The benefits of holding commercial property within a Self-Invested Personal Pension (SIPP).
I recently arranged for a client to purchase a commercial property owned by his business via his Self-Invested Personal Pension or SIPP with fantastic results. Holding a commercial property in your SIPP can be a great option, read on to find out why.
What is a SIPP?
Firstly, a quick reminder on what a SIPP is. A SIPP is a type of pension that allows you to have more control over your investments, from stocks and bonds to funds—and commercial property. YOU are in control, and you get to decide where your money goes.
So why hold commercial property in a SIPP?
1. Tax Efficiency. When you hold commercial property within a SIPP, any rental income or gains from selling that property are free from income and capital gains tax. So, that rental income goes straight into your retirement pot, untaxed! It can be a fantastic contributor to growth over time.

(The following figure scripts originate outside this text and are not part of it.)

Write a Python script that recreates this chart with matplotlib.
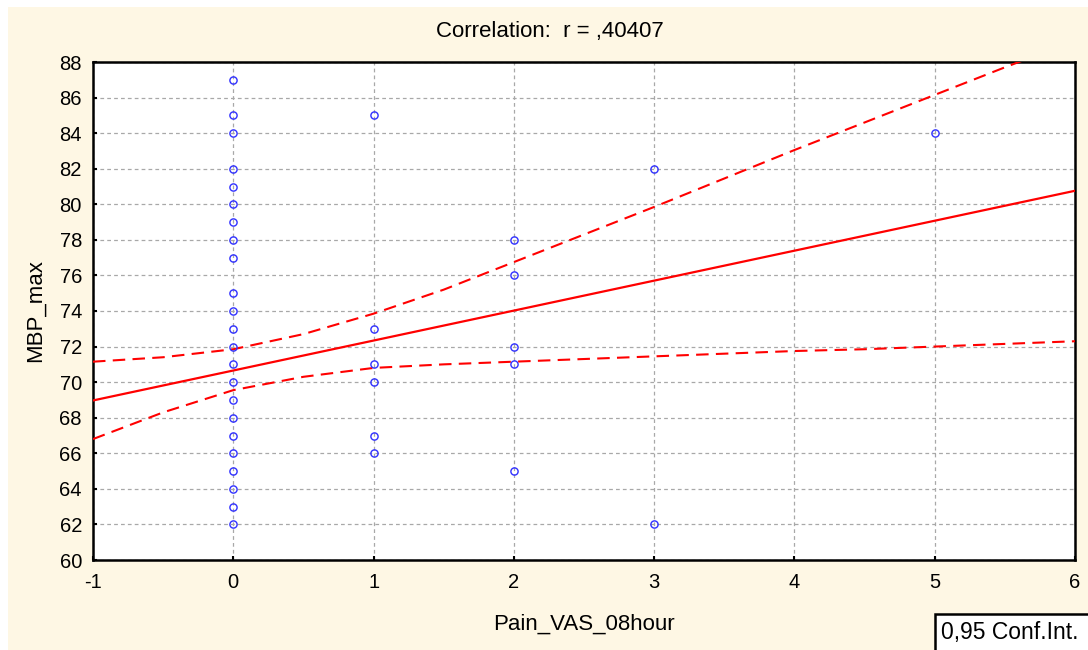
import matplotlib
matplotlib.use("Agg")
import matplotlib.pyplot as plt
from matplotlib.patches import Rectangle

plt.rcParams['font.family'] = ['Liberation Sans', 'DejaVu Sans']
plt.rcParams['axes.unicode_minus'] = False

# data
pain_x = [0] * 23 + [1] * 6 + [2] * 5 + [3] * 2 + [5]
mbp_y = [87, 85, 84, 82, 81, 80, 79, 78, 77, 75, 74, 73, 72, 71, 70, 69, 68, 67, 66, 65, 64, 63, 62,
         85, 73, 71, 70, 67, 66,
         78, 76, 72, 71, 65,
         82, 62,
         84]

# regression line and 95% band
fit_x = [-1, 6]
fit_y = [68.97, 80.76]
band_x = [-1, -0.5, 0, 0.5, 1, 1.5, 2, 2.5, 3, 3.5, 4, 4.5, 5, 5.5, 6]
band_hi = [71.15, 71.4, 71.85, 72.7, 73.85, 75.2, 76.75, 78.3, 79.85, 81.45, 83.05, 84.6, 86.15, 87.7, 89.2]
band_lo = [66.8, 68.3, 69.55, 70.3, 70.8, 71.0, 71.15, 71.3, 71.45, 71.6, 71.75, 71.85, 72.0, 72.15, 72.3]

x_ticks = [-1, 0, 1, 2, 3, 4, 5, 6]
y_ticks = list(range(60, 89, 2))

cream = '#fef7e4'

fig = plt.figure(figsize=(10.88, 6.5), dpi=100)
fig.patch.set_facecolor('white')
fig.patches.append(Rectangle((8 / 1088, 0), 1 - 8 / 1088, 1 - 7 / 650,
                             transform=fig.transFigure, facecolor=cream,
                             edgecolor='none', zorder=-10))

ax = fig.add_axes([93 / 1088, 1 - 560 / 650, (1075 - 93) / 1088, (560 - 62) / 650])
ax.set_facecolor('white')

ax.plot(fit_x, fit_y, color='#ff0000', lw=1.6, zorder=3)
ax.plot(band_x, band_hi, color='#ff0000', lw=1.5, dashes=(6, 3.5), zorder=3)
ax.plot(band_x, band_lo, color='#ff0000', lw=1.5, dashes=(6, 3.5), zorder=3)
ax.plot(pain_x, mbp_y, 'o', mfc='none', mec='#3030ff', ms=5.2, mew=1.0, zorder=4,
        clip_on=False)

ax.set_xlim(-1, 6)
ax.set_ylim(60, 88)
ax.set_xticks(x_ticks)
ax.set_yticks(y_ticks)
ax.tick_params(direction='in', length=3, width=1.5, labelsize=14.5, top=False, right=False)
ax.tick_params(axis='x', pad=9)
ax.tick_params(axis='y', pad=8)
ax.grid(True, color='#a8a8a8', lw=0.9, linestyle=(0, (3, 2.5)))
for s in ax.spines.values():
    s.set_linewidth(1.8)
    s.set_color('black')

ax.set_xlabel('Pain_VAS_08hour', fontsize=16, labelpad=16)
ax.set_ylabel('MBP_max', fontsize=16, labelpad=10)

fig.text(550 / 1088, 1 - 32 / 650, 'Correlation:  r = ,40407', ha='center', va='center',
         fontsize=16)

# legend box, bottom right
fig.patches.append(Rectangle((935 / 1088, -0.01), 0.2, (650 - 614) / 650 + 0.01,
                             transform=fig.transFigure, facecolor='white',
                             edgecolor='black', lw=1.8, zorder=5))
fig.text(941 / 1088, 1 - 633 / 650, '0,95 Conf.Int.', ha='left', va='center',
         fontsize=16.5, zorder=6)

fig.savefig('out.png', dpi=100, facecolor=fig.get_facecolor())
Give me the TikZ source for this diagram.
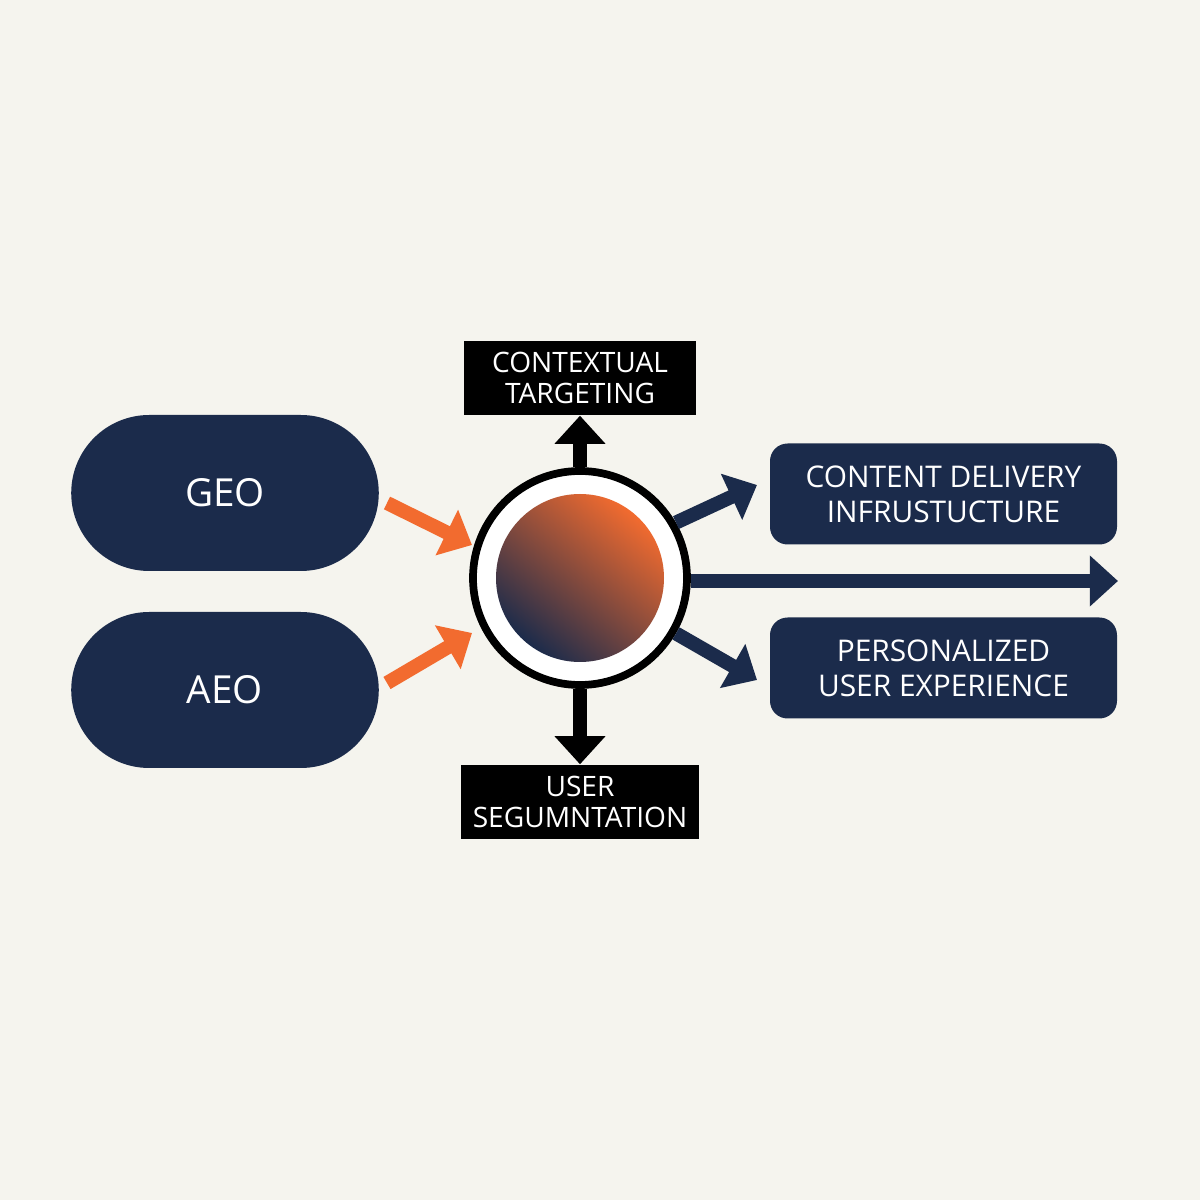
\documentclass[tikz,border=0pt]{standalone}
\usepackage{fontspec}
\setmainfont{Open Sans}
\usetikzlibrary{positioning,arrows.meta,shapes.misc}
\definecolor{bgpaper}{HTML}{F5F4EE}
\definecolor{navy}{HTML}{1B2B4B}
\definecolor{hot}{HTML}{F26B2F}
\begin{document}
\begin{tikzpicture}[
                    pill/.style={rounded rectangle,fill=navy,text=white,minimum width=3.31cm,minimum height=1.56cm,font=\fontsize{11}{13}\selectfont},
                    tag/.style={fill=black,text=white,minimum width=2.32cm,minimum height=0.74cm,inner ysep=1pt,align=center,font=\fontsize{8}{8.8}\selectfont},
                    outbox/.style={rounded corners=5,fill=navy,text=white,minimum width=3.47cm,minimum height=1.01cm,inner ysep=1pt,align=center,font=\fontsize{8.5}{10}\selectfont},
                    inarrow/.style={hot,line width=4pt,-{Triangle[length=8pt,width=14pt]}},
                    outarrow/.style={navy,line width=4pt,-{Triangle[length=8pt,width=14pt]}},
                    blackarrow/.style={black,line width=4pt,-{Triangle[length=8pt,width=14pt]}}
                ]
                    \fill[bgpaper] (0,0) rectangle (12,12);
                    \useasboundingbox (0,0) rectangle (12,12);
                    \node[pill] (geo) at (2.25, 7.07) {GEO};
                    \node[pill] (aeo) at (2.25, 5.10) {AEO};
                    \node[tag] (ctx) at (5.80, 8.22) {CONTEXTUAL\\TARGETING};
                    \node[tag] (seg) at (5.80, 3.98) {USER\\SEGUMNTATION};
                    \node[outbox] (cdi) at (9.435, 7.06) {CONTENT DELIVERY\\INFRUSTUCTURE};
                    \node[outbox] (pux) at (9.435, 5.32) {PERSONALIZED\\USER EXPERIENCE};
                    % hub
                    \node[circle,draw=black,line width=2.2pt,fill=white,minimum size=2.14cm] (hub) at (5.80, 6.22) {};
                    \shade[top color=hot,middle color=hot!90!navy,bottom color=navy,shading angle=-40] (hub.center) circle (0.84);
                    \coordinate (tip) at (11.18, 6.19);
                    % connectors
                    \draw[inarrow] (3.87, 6.97) -- (4.72, 6.55);
                    \draw[inarrow] (3.87, 5.17) -- (4.72, 5.67);
                    \draw[blackarrow] (hub.north) -- (ctx.south);
                    \draw[blackarrow] (hub.south) -- (seg.north);
                    \draw[outarrow] (hub.east |- tip) -- (tip);
                    \draw[outarrow] (hub.30) -- (7.57, 7.15);
                    \draw[outarrow] (hub.-30) -- (7.57, 5.20);
                \end{tikzpicture}
\end{document}
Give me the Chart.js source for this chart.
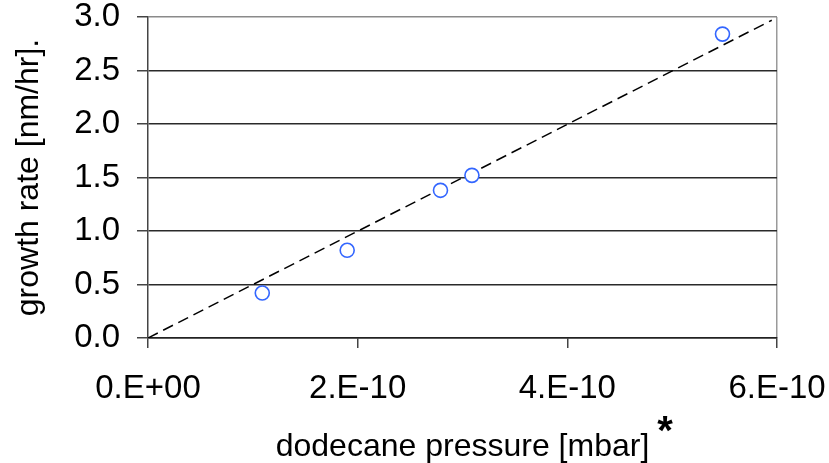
<!DOCTYPE html>
<html>
<head>
<meta charset="utf-8">
<script src="https://cdn.jsdelivr.net/npm/chart.js@4"></script>
<style>
  html, body { margin: 0; padding: 0; background: #fff; }
  #wrap { width: 829px; height: 463px; position: relative; }
</style>
</head>
<body>
<div id="wrap"><canvas id="c" width="829" height="463"></canvas></div>
<script>
// Data
const pressure = [1.09e-10, 1.90e-10, 2.79e-10, 3.09e-10, 5.48e-10];   // mbar
const growthRate = [0.42, 0.82, 1.38, 1.52, 2.84];                       // nm/hr
const fitX = [0, 5.95e-10];
const fitY = [0, 2.97];
const xTickValues = [0, 2e-10, 4e-10, 6e-10];
const xTickLabels = ['0.E+00', '2.E-10', '4.E-10', '6.E-10'];
const yTickValues = [0, 0.5, 1.0, 1.5, 2.0, 2.5, 3.0];
const yTickLabels = ['0.0', '0.5', '1.0', '1.5', '2.0', '2.5', '3.0'];
const xTitle = 'dodecane pressure [mbar]';
const yTitle = 'growth rate [nm/hr].';

const FONT = 'Liberation Sans, Arial, sans-serif';
const FS = 33;
const TFS = 32;

const asteriskPlugin = {
  id: 'asterisk',
  afterDraw(chart) {
    const ctx = chart.ctx;
    const area = chart.chartArea;
    ctx.save();
    ctx.font = TFS + 'px ' + FONT;
    const w = ctx.measureText(xTitle).width;
    const cx = (area.left + area.right) / 2;
    ctx.font = 'bold 40px ' + FONT;
    ctx.fillStyle = '#000';
    ctx.textBaseline = 'top';
    ctx.textAlign = 'left';
    ctx.fillText('*', cx + w / 2 + 8, 413);
    ctx.restore();
  }
};

new Chart(document.getElementById('c'), {
  type: 'scatter',
  data: {
    datasets: [
      {
        label: 'fit',
        data: fitX.map((x, i) => ({ x: x, y: fitY[i] })),
        showLine: true,
        borderColor: '#000',
        borderWidth: 1.5,
        borderDash: [11, 6],
        pointRadius: 0,
        fill: false,
        order: 2
      },
      {
        label: 'data',
        data: pressure.map((x, i) => ({ x: x, y: growthRate[i] })),
        showLine: false,
        pointStyle: 'circle',
        pointRadius: 7,
        pointBorderWidth: 1.6,
        pointBorderColor: '#3366ff',
        pointBackgroundColor: '#ffffff',
        order: 1
      }
    ]
  },
  options: {
    responsive: false,
    animation: false,
    events: [],
    layout: { padding: { top: 17, right: 52, left: 0, bottom: 0 } },
    plugins: { legend: { display: false }, tooltip: { enabled: false } },
    scales: {
      x: {
        type: 'linear',
        min: 0,
        max: 6e-10,
        afterBuildTicks(scale) { scale.ticks = xTickValues.map(v => ({ value: v })); },
        afterFit(scale) { scale.height = 125; scale.paddingLeft = 0; scale.paddingRight = 0; },
        ticks: {
          callback: (v, i) => xTickLabels[i],
          font: { family: FONT, size: FS, lineHeight: 1 },
          color: '#000',
          padding: 24,
          maxRotation: 0,
          autoSkip: false
        },
        grid: {
          drawOnChartArea: true,
          color: (c) => (c.tick && c.tick.value === 6e-10) ? '#9a9a9a' : 'rgba(0,0,0,0)',
          tickColor: '#444',
          tickLength: 10,
          lineWidth: 1.5
        },
        border: { display: true, color: '#222', width: 1.5 },
        title: {
          display: true,
          text: xTitle,
          font: { family: FONT, size: TFS, lineHeight: 1 },
          color: '#000',
          padding: { top: 25, bottom: 0 }
        }
      },
      y: {
        min: 0,
        max: 3,
        afterBuildTicks(scale) { scale.ticks = yTickValues.map(v => ({ value: v })); },
        afterFit(scale) { scale.width = 148; scale.paddingTop = 0; scale.paddingBottom = 0; },
        ticks: {
          callback: (v, i) => yTickLabels[i],
          font: { family: FONT, size: FS, lineHeight: 1 },
          color: '#000',
          padding: 17
        },
        grid: {
          color: (c) => (c.tick && c.tick.value === 3) ? '#8a8a8a' : '#2a2a2a',
          tickColor: '#444',
          tickLength: 11,
          lineWidth: 1.5
        },
        border: { display: true, color: '#444', width: 1.5 },
        title: {
          display: true,
          text: yTitle,
          font: { family: FONT, size: TFS, lineHeight: 1 },
          color: '#000',
          padding: { top: 13, bottom: 0 }
        }
      }
    }
  },
  plugins: [asteriskPlugin]
});
</script>
</body>
</html>
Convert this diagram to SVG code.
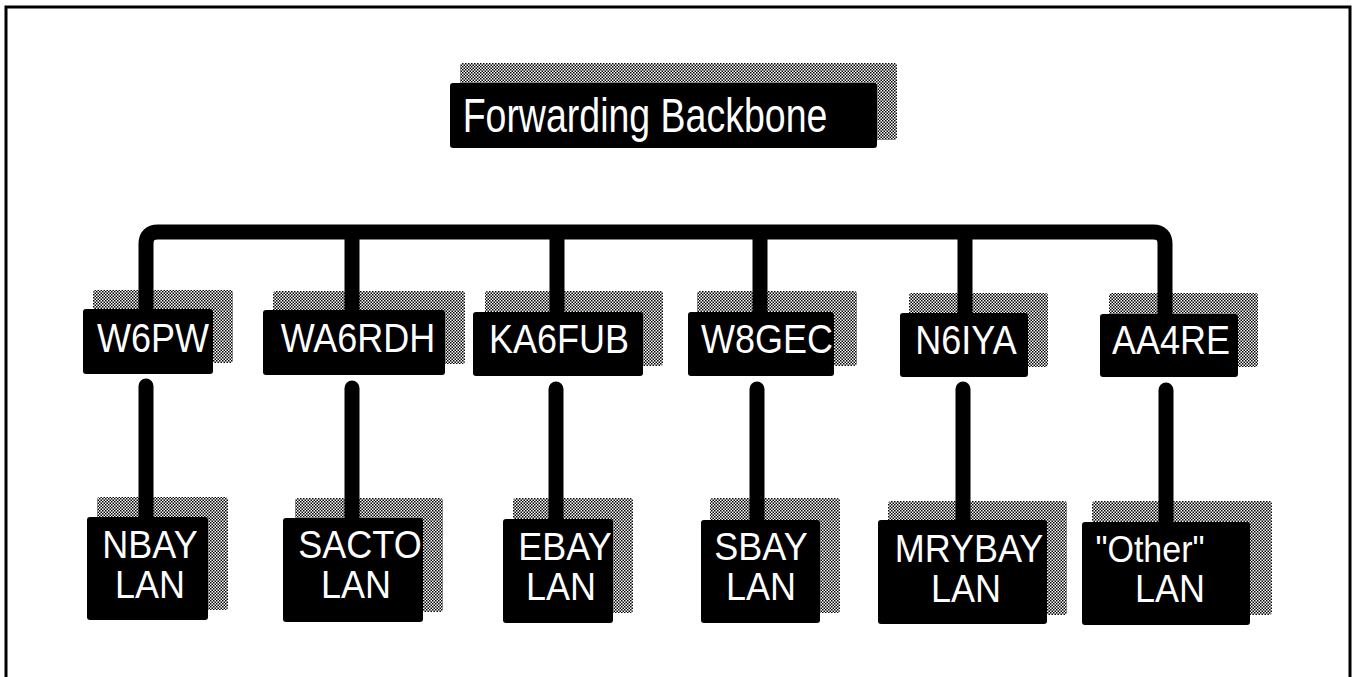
<svg xmlns="http://www.w3.org/2000/svg" width="1356" height="677" viewBox="0 0 1356 677">
<defs>
<pattern id="dither" width="3" height="3" patternUnits="userSpaceOnUse">
<rect width="3" height="3" fill="#ffffff"/>
<rect x="0" y="0" width="1.5" height="1.5" fill="#000000"/>
<rect x="1.5" y="1.5" width="1.5" height="1.5" fill="#000000"/>
</pattern>
</defs>
<style>
.shadow{fill:url(#dither);}
.box{fill:#000000;}
.t{fill:#ffffff;font-family:"Liberation Sans",Arial,Helvetica,sans-serif;font-size:36px;text-anchor:middle;}
.wire{fill:none;stroke:#000000;stroke-width:15;}
.drop{fill:none;stroke:#000000;stroke-width:15;stroke-linecap:round;}
.frame{fill:none;stroke:#000000;stroke-width:3;}
</style>
<rect class="frame" x="6" y="7" width="1344" height="700"/>

<g id="title">
<rect class="shadow" x="460" y="63" width="437" height="77" rx="3"/>
<rect class="box" x="450" y="83" width="427" height="65" rx="3"/>
<text class="t" style="font-size:37.5px" transform="translate(645,132) scale(1,1.3)">Forwarding Backbone</text>
</g>

<g id="w6pw">
<rect class="shadow" x="93" y="290" width="140" height="73" rx="3"/>
<rect class="box" x="83" y="309" width="130" height="65" rx="3"/>
<text class="t" transform="translate(153,352) scale(1,1.15)">W6PW</text>
</g>
<g id="wa6rdh">
<rect class="shadow" x="273" y="291" width="192" height="73" rx="3"/>
<rect class="box" x="263" y="310" width="182" height="65" rx="3"/>
<text class="t" transform="translate(358,352) scale(1,1.15)">WA6RDH</text>
</g>
<g id="ka6fub">
<rect class="shadow" x="485" y="291" width="178" height="75" rx="3"/>
<rect class="box" x="473" y="312" width="170" height="64" rx="3"/>
<text class="t" transform="translate(559,353) scale(1,1.15)">KA6FUB</text>
</g>
<g id="w8gec">
<rect class="shadow" x="697" y="291" width="160" height="75" rx="3"/>
<rect class="box" x="688" y="312" width="146" height="64" rx="3"/>
<text class="t" transform="translate(767,353) scale(1,1.15)">W8GEC</text>
</g>
<g id="n6iya">
<rect class="shadow" x="909" y="293" width="139" height="74" rx="3"/>
<rect class="box" x="900" y="313" width="128" height="64" rx="3"/>
<text class="t" transform="translate(966,354) scale(1,1.15)">N6IYA</text>
</g>
<g id="aa4re">
<rect class="shadow" x="1109" y="293" width="149" height="74" rx="3"/>
<rect class="box" x="1100" y="314" width="138" height="63" rx="3"/>
<text class="t" transform="translate(1171,354) scale(1,1.15)">AA4RE</text>
</g>

<g id="nbay">
<rect class="shadow" x="97" y="497" width="131" height="113" rx="3"/>
<rect class="box" x="87" y="517" width="121" height="103" rx="3"/>
<text class="t" transform="translate(150,558) scale(1,1.08)">NBAY</text>
<text class="t" transform="translate(150,598) scale(1,1.08)">LAN</text>
</g>
<g id="sacto">
<rect class="shadow" x="295" y="498" width="148" height="114" rx="3"/>
<rect class="box" x="283" y="518" width="140" height="104" rx="3"/>
<text class="t" transform="translate(360,558) scale(1,1.08)">SACTO</text>
<text class="t" transform="translate(356,598) scale(1,1.08)">LAN</text>
</g>
<g id="ebay">
<rect class="shadow" x="513" y="498" width="120" height="115" rx="3"/>
<rect class="box" x="503" y="519" width="110" height="104" rx="3"/>
<text class="t" transform="translate(565,560) scale(1,1.08)">EBAY</text>
<text class="t" transform="translate(561,600) scale(1,1.08)">LAN</text>
</g>
<g id="sbay">
<rect class="shadow" x="710" y="498" width="130" height="115" rx="3"/>
<rect class="box" x="701" y="520" width="119" height="103" rx="3"/>
<text class="t" transform="translate(761,560) scale(1,1.08)">SBAY</text>
<text class="t" transform="translate(761,600) scale(1,1.08)">LAN</text>
</g>
<g id="mrybay">
<rect class="shadow" x="888" y="501" width="179" height="114" rx="3"/>
<rect class="box" x="878" y="520" width="169" height="104" rx="3"/>
<text class="t" transform="translate(969,562) scale(1,1.08)">MRYBAY</text>
<text class="t" transform="translate(966,602) scale(1,1.08)">LAN</text>
</g>
<g id="other">
<rect class="shadow" x="1092" y="501" width="180" height="114" rx="3"/>
<rect class="box" x="1082" y="522" width="168" height="103" rx="3"/>
<text class="t" style="font-size:34px" transform="translate(1150,562) scale(1,1.08)">"Other"</text>
<text class="t" transform="translate(1170,602) scale(1,1.08)">LAN</text>
</g>

<g id="connectors">
<path class="wire" d="M146,310 V244 Q146,232 158,232 H1153 Q1165,232 1165,244 V315"/>
<line class="wire" x1="352" y1="232" x2="352" y2="311"/>
<line class="wire" x1="557" y1="232" x2="557" y2="313"/>
<line class="wire" x1="760" y1="232" x2="760" y2="313"/>
<line class="wire" x1="965" y1="232" x2="965" y2="314"/>
<line class="drop" x1="146" y1="386" x2="146" y2="518"/>
<line class="drop" x1="352" y1="388" x2="352" y2="519"/>
<line class="drop" x1="556" y1="389" x2="556" y2="520"/>
<line class="drop" x1="757" y1="389" x2="757" y2="521"/>
<line class="drop" x1="963" y1="389" x2="963" y2="521"/>
<line class="drop" x1="1166" y1="390" x2="1166" y2="523"/>
</g>
</svg>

2. Diversification. SIPPs usually hold traditional assets like stocks and bonds, which can be volatile. By adding property, you’re adding a physical asset with potentially lower risk and long-term stability. It’s a great way to diversify and balance out your retirement portfolio.
3. Business Use. If you’re a business owner like my client, there’s a great perk. You can use your SIPP to buy a commercial property that your business can rent, like an office space or warehouse. Your business pays rent to your SIPP, boosting your pension while funding your business space needs.
However, there are some potential downsides that you should consider before going down this route.
1. Liquidity: Property isn’t as liquid as stocks. If you need cash from your SIPP quickly, selling property can take time. So, this is best for people who are comfortable with a long-term strategy or those who can afford to hold commercial property alongside some other more liquid assets to fund any required income needs.
2. Management Costs: Buying and managing commercial property comes with costs—legal fees, management fees, and sometimes refurbishment. Make sure to factor these into your calculations.
In summary commercial property held within your SIPP is a great option if you’re looking for tax-free growth, want to diversify your portfolio, and are open to a long-term retirement strategy. However, you need to make sure you understand the costs and commitment involved. If you’d like to discuss this further, then please do get in touch and I’d love to talk to you about how this strategy could be used in your retirement planning.
This blog is for information purposes and does not constitute financial advice, which should be based on your individual circumstances.
Levels and bases of, and reliefs from, taxation are subject to change and their value will depend upon personal circumstances. Taxation and pension legislation may change in the future.
A pension is a long-term investment, the value of your investment and the income from it may go down as well as up. Your eventual income may depend upon the size of the fund at retirement, future interest rates, and tax legislation.
The property market can be illiquid; consequently, there can be times when investors in property will be unable to sell their holdings. Property valuations are subjective and a matter of judgement.